Vakit birleşmek vakti! Vakit sevme ve cem olma vaktidir. Bu topraklar üzerine düşecek her bomba millet ve milliyet seçmeksizin hepimizi hedef almaktadır. Düşmanlarımızın hedefi birilerine makam mevki vermek değil, makam ve mevki hediye ediyormuş gibi gözüküp, bizi önce kendi içimizde bölüp parçalamak, sonrasın da ise topraklarımızı bölmek ve parçalamak, ibadethanelerimizi yakıp yıkmak, sancağımızı 1000 parçaya bölmektir.
Hal böyleyken birileri beni bölecekmiş. Peeehhh! Marmara'da doğdum ve büyüdüm, atalarım doğudan ve güneydoğudan, anne tarafım Karadeniz'den gelme, ege ile gönül bağım, Akdeniz'de kankalarım, İç Anadolu'da yönetim mekanizmalarım var.
Hadi beni bölmek isteyenler, bölün bakalım... Kaç parçaya bölebileceksiniz bilmiyorum ama beni topu topu 7 parçaya bölebilirsiniz. O da memleketimin yedi bölgesine tekabül eder ki, her bölgeden ayrı ayrı izler taşıyorum elhamdülillah. Ben bir zamanlar üç kıtaya hükmetmiş koskoca Osmanlı İmparatorluğu'nun torunlarından sadece bir tanesi, belki de en acizi olan Şenay Tek'im.
Gündüz dağda çoban gece sosyal medyadaki entellektüelim. Bir gün tuvaletteki temizlikçi, bir gün üniversitedeki akademisyenim. Ben düğünde halay, kışlada alay, Hz. Mevlana’nın abdest güğümündeki kalayım.
Ben gerektiğinde ev hanımı, gerektiğinde erim. Bu ülke için seve seve canımı verebilecek şanlı ordumun en önündeki rütbesiz askerim. Ben caminin minaresindeki Bilal, şanlı Türk Bayrağı’ndaki hilal, Peygamberin son hutbesinde övdüğü helalim.

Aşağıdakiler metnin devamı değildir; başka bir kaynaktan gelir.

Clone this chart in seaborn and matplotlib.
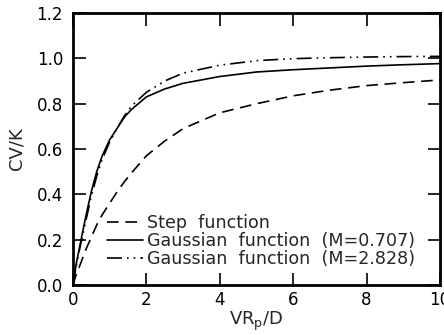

Ben 1400 yıl önce Hira Mağarası’nda emredilmiş davayı, gönüllü omuzlamış çilekeş bir neferim. Ben Özal’ım, ben Erbakan’ım , ben Menderes’im, ben Erdoğan’ım, ben Bahçeli’yim.
Ben yedi bölgeyim, ben Türkiye Cumhuriyeti’yim ve tek başıma değilim. Çok şükür benim gibi en az 70 milyon insan var. De hadi gelin bizi bölün bakalım, kaç parçaya bölebileceksiniz merak içerisindeyim.